Today we’re talking all about a once fairly common trope that is slowly dying out or being creatively subverted in the field of literature and cinema. Here you’ll learn all about the damsel in distress trope and how to escape its clutches and create a more appealing and effective female character(s).

1. Who is a damsel in distress?

Damsels in distress are female characters who are only in the story to drive forward a hero’s narrative but serve no purpose other than to be his love interest or a sexual object. They’re helpless and incapable of rescuing themselves from the villain’s clutches and are either killed off in the latter half of the story or claimed as a prize by the hero after their rescue. Honestly, it’s a done to death trope that has either run its course or been subverted by countless writers in favour of more compelling heroines. Furthermore, these damsels have no attainable goals of their own and little to no character development, thus coming across as caricatures.

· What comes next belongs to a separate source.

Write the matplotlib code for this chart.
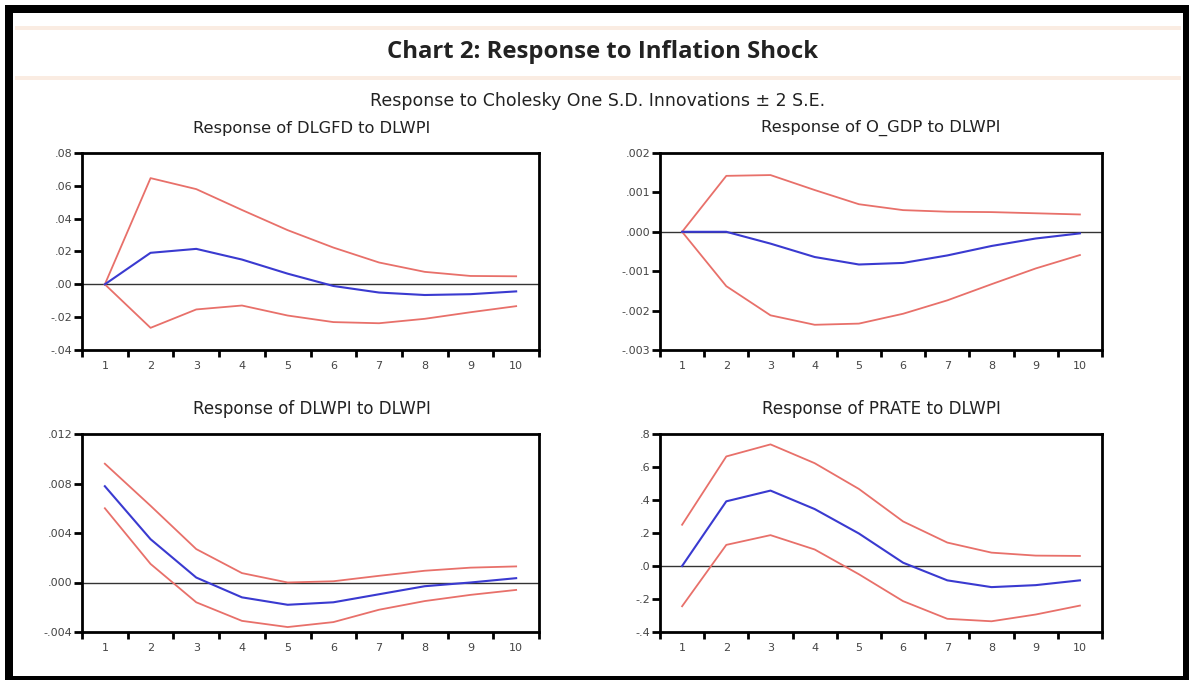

Damsel in distress hercules gif

2. History of this trope

Earliest examples of this trope date back to the Greek myth of Andromeda wherein nymphs who were angered by Princess Andromeda’s boastful but beautiful mother targeted the kingdom and sent a giant sea serpent to annihilate the kingdom. The king and queen, in order to appease the serpent decided to sacrifice their daughter and chained Andromeda to some rocks. Then, along came the hero of the story Perseus who set forth to rescue Andromeda as long as mummy and daddy dearest would allow him to marry their daughter (gee, consent of the girl much, Percy?). Soon after Perseus slaughtered the fuck out of that serpent, our damsel in distress was, of course, claimed as a trophy wife (quite literally!). 

More modern depictions of this trope can be seen in Spiderman wherein Mary Jane is constantly screaming at the top of lungs till her web slinger boyfriend swoops in or in King Kong wherein Ann Darrow is kidnapped by an ape, only to be brought down by men sent in to rescue her. Both fair and virginal damsels are completely helpless and don’t really attempt to rescue themselves from their situation but rather await a man to do the job. It’s sexist and borderline offensive, but….

Historical Damsel in Distress gif

3. How to subvert this trope!

  • Create strong, non overly sexualised female leads who are kick ass and show their skills more than just talk about the same (if your action heroine is just a faux action heroine who doesn’t ‘walk the talk’ and does nothing extraordinary while the city burns, she might as well be a damsel in distress. 
  • Create a decoy damsel in distress. She isn’t really the damsel in need of rescuing but rather a damsel who was the mastermind behind the evil plan and only lured the hero in to his demise.
  • Create a layered and complex damsel who has her own motivations, beliefs, thoughts, actions, etc
  • Let your damsel decide if she actually wants to reward the hero or rebuff his advances
  • Don’t make your damsel a useless one. Let her at least try and fight her own battles. Maybe she is clever and fend for herself, but the reason she is weak and helpless is because her powers have been weakened, diminished or she has been brainwashed. Or let your damsel leave breadcrumbs behind for the hero or her rescue team to ultimately discover her, thus completing half their job for them (this type of subversion is known as the ‘damsel out of distress’ since she doesn’t need much help rescuing herself).
  • Damsel in distress Daphne gif
    Damsel in distress Daphne gif

    4. In short…

    Create female characters who will not only enrich the other character’s life but also are nothing short of awesome and layered themselves. It might sound difficult, but maybe begin with treating your female characters as humans who are active participants and treat them as their own person first and et voila, no more need for a damsel in distress!